If you're planning fall-inspired dance lessons for kids ages 3-6, take your cues from nature. Teach young children about the natural world while encouraging them to move and dance at the same time. Not only will they learn about the changing seasons, they'll also have a chance to work on coordinated movements and sharpening their direction-taking skills while using their creativity.
When planning the autumn-themed dance lesson plans, take the youngsters' short attention spans into consideration. Keep the classes moving and evolving to hold the children's attention throughout the duration.
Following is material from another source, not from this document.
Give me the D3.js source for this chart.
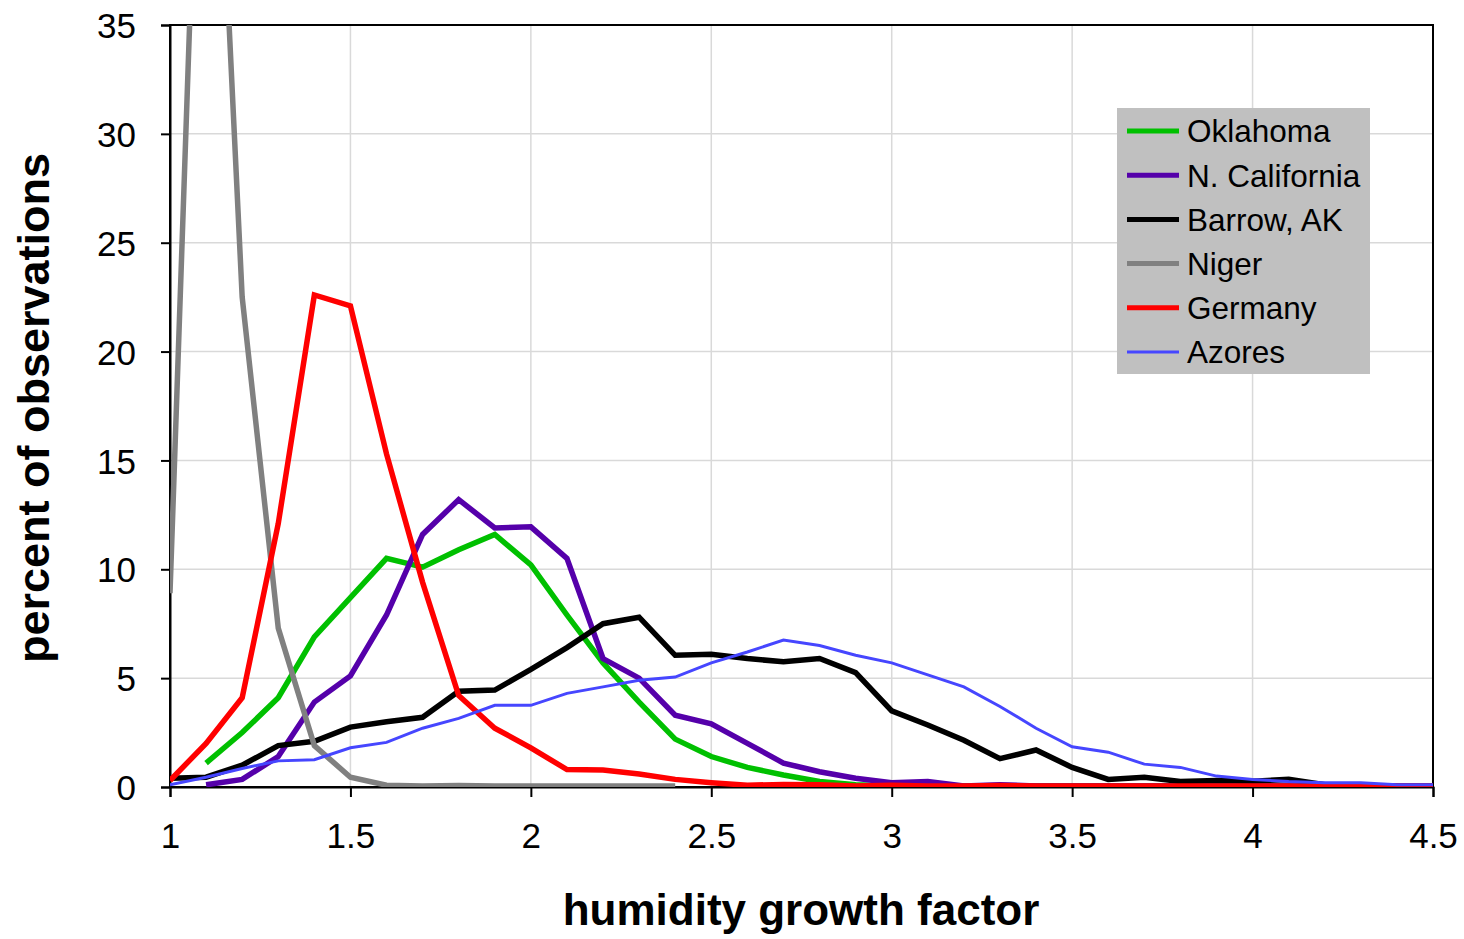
<!DOCTYPE html>
<html>
<head>
<meta charset="utf-8">
<script src="https://d3js.org/d3.v7.min.js"></script>
<style>
  body { margin: 0; background: white; }
  svg { font-family: "Liberation Sans", Arial, sans-serif; }
</style>
</head>
<body>
<svg id="chart" width="1464" height="939"></svg>
<script>
// growth factor bins (0.1 wide)
var gf = [1.0,1.1,1.2,1.3,1.4,1.5,1.6,1.7,1.8,1.9,2.0,2.1,2.2,2.3,2.4,2.5,2.6,2.7,2.8,2.9,3.0,
          3.1,3.2,3.3,3.4,3.5,3.6,3.7,3.8,3.9,4.0,4.1,4.2,4.3,4.4,4.5]

// percent of observations (null = no point)
var oklahoma = [null,1.1,2.5,4.1,6.9,8.7,10.5,10.1,10.9,11.6,10.2,7.9,5.7,3.9,2.2,1.4,0.9,0.55,0.25,0.1,0.05,
                0.05,0.05,0.05,0.05,0.05,0.05,0.05,0.05,0.05,0.05,0.05,0.05,0.05,0.05,0.05]
var nCalifornia = [null,0.1,0.35,1.4,3.9,5.1,7.9,11.6,13.2,11.9,11.95,10.5,5.9,5.0,3.3,2.9,2.0,1.1,0.7,0.4,0.2,
                   0.25,0.05,0.1,0.05,0.05,0.05,0.05,0.05,0.05,0.05,0.05,0.05,0.05,0.05,0.05]
var barrow = [0.4,0.45,1.0,1.9,2.1,2.75,3.0,3.2,4.4,4.45,5.4,6.4,7.5,7.8,6.05,6.1,5.9,5.75,5.9,5.25,3.5,
              2.85,2.15,1.3,1.7,0.9,0.35,0.45,0.25,0.3,0.27,0.35,0.1,0.05,0.05,0.05]
var niger = [8.9,57,22.5,7.3,1.9,0.45,0.08,0.05,0.07,0.05,0.05,0.05,0.05,0.05,0.05,null,null,null,null,null,null,
             null,null,null,null,null,null,null,null,null,null,null,null,null,null,null]
var germany = [0.3,2.0,4.1,12.1,22.6,22.1,15.3,9.4,4.2,2.7,1.8,0.8,0.78,0.6,0.35,0.2,0.08,0.12,0.1,0.05,0.08,
               0.05,0.05,0.07,0.05,0.05,0.05,0.05,0.05,0.05,0.05,0.05,0.05,0.05,0.05,0.05]
var azores = [0.1,0.45,0.85,1.2,1.25,1.8,2.05,2.7,3.15,3.75,3.75,4.3,4.6,4.9,5.05,5.7,6.2,6.75,6.5,6.05,5.7,
              5.15,4.6,3.7,2.7,1.85,1.6,1.05,0.9,0.5,0.35,0.25,0.2,0.2,0.1,0.1]

var seriesNames = ["Oklahoma","N. California","Barrow, AK","Niger","Germany","Azores"]
var seriesValues = [oklahoma, nCalifornia, barrow, niger, germany, azores]
var seriesColors = ["#00c000","#5500aa","#000000","#808080","#ff0000","#4646ff"]
var seriesWidths = [5.5,5.5,5.5,5.5,5.5,3]

var xTicks = [1,1.5,2,2.5,3,3.5,4,4.5]
var yTicks = [0,5,10,15,20,25,30,35]

var margins = {left: 170, right: 31, top: 25, bottom: 152}
var width = 1464, height = 939
var innerW = width - margins.left - margins.right
var innerH = height - margins.top - margins.bottom

var svg = d3.select("#chart")
var g = svg.append("g")
  .attr("transform", "translate(" + margins.left + "," + margins.top + ")")

var xScale = d3.scaleLinear().domain([1, 4.5]).range([0, innerW])
var yScale = d3.scaleLinear().domain([0, 35]).range([innerH, 0])

// clip so Niger's peak is cut at the top
g.append("clipPath").attr("id", "plotclip")
  .append("rect").attr("width", innerW).attr("height", innerH)

// gridlines
g.append("g").selectAll("line").data(xTicks.slice(1, -1)).enter().append("line")
  .attr("x1", function(d){ return xScale(d) }).attr("x2", function(d){ return xScale(d) })
  .attr("y1", 0).attr("y2", innerH)
  .attr("stroke", "#d9d9d9").attr("stroke-width", 1.5)
g.append("g").selectAll("line").data(yTicks.slice(1, -1)).enter().append("line")
  .attr("y1", function(d){ return yScale(d) }).attr("y2", function(d){ return yScale(d) })
  .attr("x1", 0).attr("x2", innerW)
  .attr("stroke", "#d9d9d9").attr("stroke-width", 1.5)

// frame
g.append("rect").attr("width", innerW).attr("height", innerH)
  .attr("fill", "none").attr("stroke", "black").attr("stroke-width", 2)

// axes
var xAxis = g.append("g").attr("transform", "translate(0," + innerH + ")")
  .call(d3.axisBottom(xScale).tickValues(xTicks).tickSize(10).tickPadding(26).tickFormat(d3.format("")))
var yAxis = g.append("g")
  .call(d3.axisLeft(yScale).tickValues(yTicks).tickSize(9).tickPadding(25))
;[xAxis, yAxis].forEach(function(a){
  a.select(".domain").attr("stroke", "black").attr("stroke-width", 2)
  a.selectAll(".tick line").attr("stroke", "black").attr("stroke-width", 2)
  a.selectAll(".tick text").attr("fill", "black")
    .attr("font-family", "Liberation Sans, Arial, sans-serif").attr("font-size", 35)
})
yAxis.selectAll(".tick text").attr("dy", "0.36em")

// series lines
var line = d3.line()
  .defined(function(d){ return d[1] !== null })
  .x(function(d){ return xScale(d[0]) })
  .y(function(d){ return yScale(d[1]) })

var lines = g.append("g").attr("clip-path", "url(#plotclip)")
seriesValues.forEach(function(vals, i){
  var pts = gf.map(function(x, j){ return [x, vals[j]] })
  lines.append("path")
    .attr("d", line(pts))
    .attr("fill", "none")
    .attr("stroke", seriesColors[i])
    .attr("stroke-width", seriesWidths[i])
    .attr("stroke-linejoin", "miter")
})

// axis titles
svg.append("text")
  .attr("x", 801).attr("y", 925)
  .attr("text-anchor", "middle")
  .attr("font-weight", "bold").attr("font-size", 44)
  .text("humidity growth factor")

svg.append("text")
  .attr("transform", "translate(49,408) rotate(-90)")
  .attr("text-anchor", "middle")
  .attr("font-weight", "bold").attr("font-size", 45)
  .text("percent of observations")

// legend
var legend = svg.append("g").attr("transform", "translate(1117,108)")
legend.append("rect").attr("width", 253).attr("height", 266).attr("fill", "#c0c0c0")
var items = legend.selectAll("g.item").data(seriesNames).enter().append("g")
  .attr("transform", function(d, i){ return "translate(0," + (23 + i * 44.2) + ")" })
items.append("line")
  .attr("x1", 10).attr("x2", 62).attr("y1", 0).attr("y2", 0)
  .attr("stroke", function(d, i){ return seriesColors[i] })
  .attr("stroke-width", function(d, i){ return i == 5 ? 3 : 5 })
items.append("text")
  .attr("x", 70).attr("y", 0).attr("dy", "0.36em")
  .attr("font-size", 31.5)
  .text(function(d){ return d })
</script>
</body>
</html>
Incorporate the colors, animals, and other natural elements of the season into the lessons to capture and keep the kids' attentions.
Here are some whimsical, fall-inspired dance lesson ideas to consider:
1. Dancing with Scarves
Gather as many lightweight, flowing scarves as you need in a variety of autumn hues, such as gold, brown, rust orange and sage green. Have each kid take a scarf, and run around the room waving it as if it was blowing on the wind like falling leaves.
Explain how and why the leaves change colors and fall off the trees each fall to deepen the lesson. You can also bring in a few colorful leaves for the kids to throw and catch as they move.
2. Animal Imitations
Another fun way to keep little kids moving is by having them imitate different fall animals, such as squirrels, foxes, and deer. Explain a little about each animal and how they interact during the autumn months, such as gathering nuts or preparing for hibernation.
Watch a short documentary or read a book about the animals, and then instruct the dancers to imitate their critter of choice through movement. They may choice to run, bounce, hop, or make climbing motions as they move about the dance studio.
You can also end the class by having the kids draw or color pictures of the fall animals.
3. Halloween-Inspired Movement
Incorporate Halloween into the a lesson or two by allowing the small dancers dress up in costumes. You can either provide simple costumes, such as sheets for ghosts or witch hats, or have the students bring their own.
Then, ask them to dance and move as the costumed character. For instance, you can have a black cat leap and slink across the floor, a witch gallop with a toy broom, or a ghost dance in a soft, flowing movements.